The imported labor force exists because Congress allows companies to provide green cards to roughly 70,000 foreign workers each year. As a result, at least one million foreign graduates are competing in U.S. workplaces for those green cards or are waiting for promised green cards.

The base of the labor pyramid consists of the Oillegals and PT workers who are paid little or nothing as they work outsourced sweatshop technical jobs in the hope of getting one of the 85,000 H-1B visas issued to companies each year. The H-1Bs are valuable because the H-1B workers can ask their CEOs to sponsor them for green cards.

This foreign labor force, dubbed the “Green Card Workforce,” is often preferred by executives because the dangled green cards ensure that the foreign workers will work long hours for lower wages. In addition, the workers have no legal protections in the workplace and have no professional authority to disagree with CEOs, who can also gain stock-market gains when Wall Street analysts welcome great use of visa workers.

Companies also use visa workers to crimp and slow domestic competition by minimizing the hiring of American graduates who may use their work experience to join or create rival companies. In the early 2000s, the federal government broke up an illegal “no-poaching” cartel by tech companies who were trying to prevent their American workers from changing jobs and so sharing their expertise with rival companies. This strategy is legal if the workforce consists of foreign workers who cannot change jobs without their managers’ permission.

Many U.S. and Indian employees tell Breitbart News that American graduates are excluded from many Fortune 500 jobs so that the jobs can be traded by hiring managers to foreign workers who want to win green cards.

In 2011, for example, a California-based health insurance company fired 40 Americans to hire a larger and more expensive workforce of H-1B workers, according to testimony from a company employee in a subsequent lawsuit.

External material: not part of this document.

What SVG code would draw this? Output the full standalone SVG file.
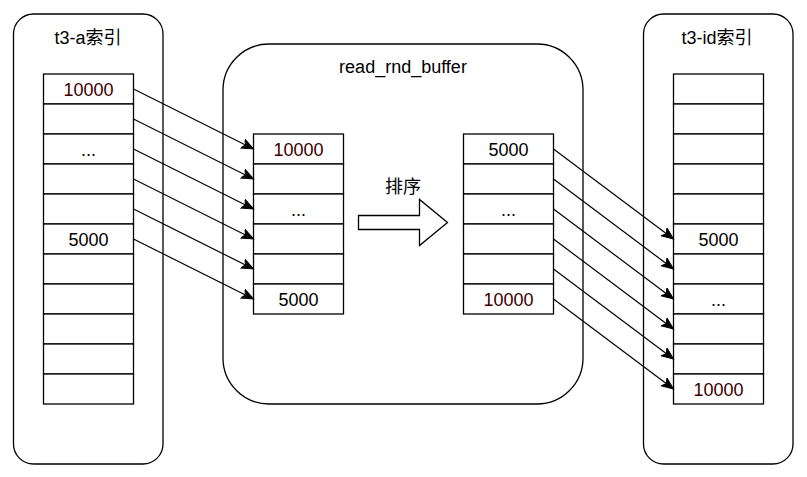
<svg xmlns="http://www.w3.org/2000/svg" width="807" height="477" viewBox="0 0 807 477">
<style>
.box{fill:#fff;stroke:#000;stroke-width:1.3}
.cell{fill:#fff;stroke:#000;stroke-width:1.3}
.t{font-family:"Liberation Sans",Arial,"Noto Sans CJK SC",sans-serif;font-size:18px;fill:#000;text-anchor:middle}
.r{fill:#3a0000}
.c{stroke:#000;stroke-width:1.2;fill:none;marker-end:url(#ah)}
</style>
<defs>
<marker id="ah" markerUnits="userSpaceOnUse" markerWidth="14" markerHeight="12" refX="12" refY="5" orient="auto">
<path d="M0,0 L12,5 L0,10 L3,5 Z" fill="#000" stroke="#000" stroke-width="1"/>
</marker>
</defs>
<rect width="807" height="477" fill="#fff"/>

<g id="t3-a-index">
<rect class="box" x="13.5" y="14" width="149.5" height="450" rx="20" ry="20"/>
<text class="t" x="88" y="44">t3-a索引</text>
<g id="t3-a-cells">
<rect class="cell" x="43.5" y="74" width="90" height="30"/>
<rect class="cell" x="43.5" y="104" width="90" height="30"/>
<rect class="cell" x="43.5" y="134" width="90" height="30"/>
<rect class="cell" x="43.5" y="164" width="90" height="30"/>
<rect class="cell" x="43.5" y="194" width="90" height="30"/>
<rect class="cell" x="43.5" y="224" width="90" height="30"/>
<rect class="cell" x="43.5" y="254" width="90" height="30"/>
<rect class="cell" x="43.5" y="284" width="90" height="30"/>
<rect class="cell" x="43.5" y="314" width="90" height="30"/>
<rect class="cell" x="43.5" y="344" width="90" height="30"/>
<rect class="cell" x="43.5" y="374" width="90" height="30"/>
<text class="t r" x="88.5" y="95.5">10000</text>
<text class="t" x="88.5" y="155.5">...</text>
<text class="t" x="88.5" y="245.5">5000</text>
</g>
</g>

<g id="read_rnd_buffer">
<rect class="box" x="223" y="44" width="360" height="360" rx="46" ry="46"/>
<text class="t" x="403" y="73">read_rnd_buffer</text>
<g id="buffer-unsorted">
<rect class="cell" x="253.5" y="134" width="90" height="30"/>
<rect class="cell" x="253.5" y="164" width="90" height="30"/>
<rect class="cell" x="253.5" y="194" width="90" height="30"/>
<rect class="cell" x="253.5" y="224" width="90" height="30"/>
<rect class="cell" x="253.5" y="254" width="90" height="30"/>
<rect class="cell" x="253.5" y="284" width="90" height="30"/>
<text class="t r" x="298.5" y="155.5">10000</text>
<text class="t" x="298.5" y="215.5">...</text>
<text class="t" x="298.5" y="305.5">5000</text>
</g>
<g id="sort-arrow">
<path d="M358.5,215.5 L419.5,215.5 L419.5,199.5 L447.5,222.5 L419.5,245.5 L419.5,229.5 L358.5,229.5 Z" fill="#fff" stroke="#000" stroke-width="1.3"/>
<text class="t" x="403" y="193">排序</text>
</g>
<g id="buffer-sorted">
<rect class="cell" x="463.5" y="134" width="90" height="30"/>
<rect class="cell" x="463.5" y="164" width="90" height="30"/>
<rect class="cell" x="463.5" y="194" width="90" height="30"/>
<rect class="cell" x="463.5" y="224" width="90" height="30"/>
<rect class="cell" x="463.5" y="254" width="90" height="30"/>
<rect class="cell" x="463.5" y="284" width="90" height="30"/>
<text class="t" x="508.5" y="155.5">5000</text>
<text class="t" x="508.5" y="215.5">...</text>
<text class="t r" x="508.5" y="305.5">10000</text>
</g>
</g>

<g id="t3-id-index">
<rect class="box" x="643.5" y="14" width="149.5" height="450" rx="20" ry="20"/>
<text class="t" x="717" y="44">t3-id索引</text>
<g id="t3-id-cells">
<rect class="cell" x="673.5" y="74" width="90" height="30"/>
<rect class="cell" x="673.5" y="104" width="90" height="30"/>
<rect class="cell" x="673.5" y="134" width="90" height="30"/>
<rect class="cell" x="673.5" y="164" width="90" height="30"/>
<rect class="cell" x="673.5" y="194" width="90" height="30"/>
<rect class="cell" x="673.5" y="224" width="90" height="30"/>
<rect class="cell" x="673.5" y="254" width="90" height="30"/>
<rect class="cell" x="673.5" y="284" width="90" height="30"/>
<rect class="cell" x="673.5" y="314" width="90" height="30"/>
<rect class="cell" x="673.5" y="344" width="90" height="30"/>
<rect class="cell" x="673.5" y="374" width="90" height="30"/>
<text class="t" x="718.5" y="245.5">5000</text>
<text class="t" x="718.5" y="305.5">...</text>
<text class="t r" x="718.5" y="395.5">10000</text>
</g>
</g>

<g id="connectors">
<line class="c" x1="133.5" y1="89" x2="253.5" y2="149"/>
<line class="c" x1="133.5" y1="119" x2="253.5" y2="179"/>
<line class="c" x1="133.5" y1="149" x2="253.5" y2="209"/>
<line class="c" x1="133.5" y1="179" x2="253.5" y2="239"/>
<line class="c" x1="133.5" y1="209" x2="253.5" y2="269"/>
<line class="c" x1="133.5" y1="239" x2="253.5" y2="299"/>
<line class="c" x1="553.5" y1="149" x2="673.5" y2="239"/>
<line class="c" x1="553.5" y1="179" x2="673.5" y2="269"/>
<line class="c" x1="553.5" y1="209" x2="673.5" y2="299"/>
<line class="c" x1="553.5" y1="239" x2="673.5" y2="329"/>
<line class="c" x1="553.5" y1="269" x2="673.5" y2="359"/>
<line class="c" x1="553.5" y1="299" x2="673.5" y2="389"/>
</g>
</svg>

In 2020, Facebook was sued by the federal government for hiring policies that discriminate against American graduates.

This huge imported workforce ensures that executives rarely have to compete for American graduates by offering higher wages, even when profits are growing. A 2020 report by the Federal Reserve said median salaries for U.S. graduates fell by two percent from 2016 to 2019 as blue-collar salaries rose amid President Donald Trump’s border policies.

There is some evidence that the increasing use of visa workers is reducing U.S. technological capability, even as Chinese companies take the lead from investor-driven U.S. companies.

This growing use of this Green Card Workforce is ignored and misunderstood by the largely powerless white-collar reporters in the corporate media. Many media companies — such as the Washington Post — are owned by firms or investors who want to grow their Green Card Workforce.

Other white-collar reporters choose to view the visa workers via the lens of progressive immigration politics, or intersectional feminism, even though the foreign contract workers displace at least one million white-collar American graduates.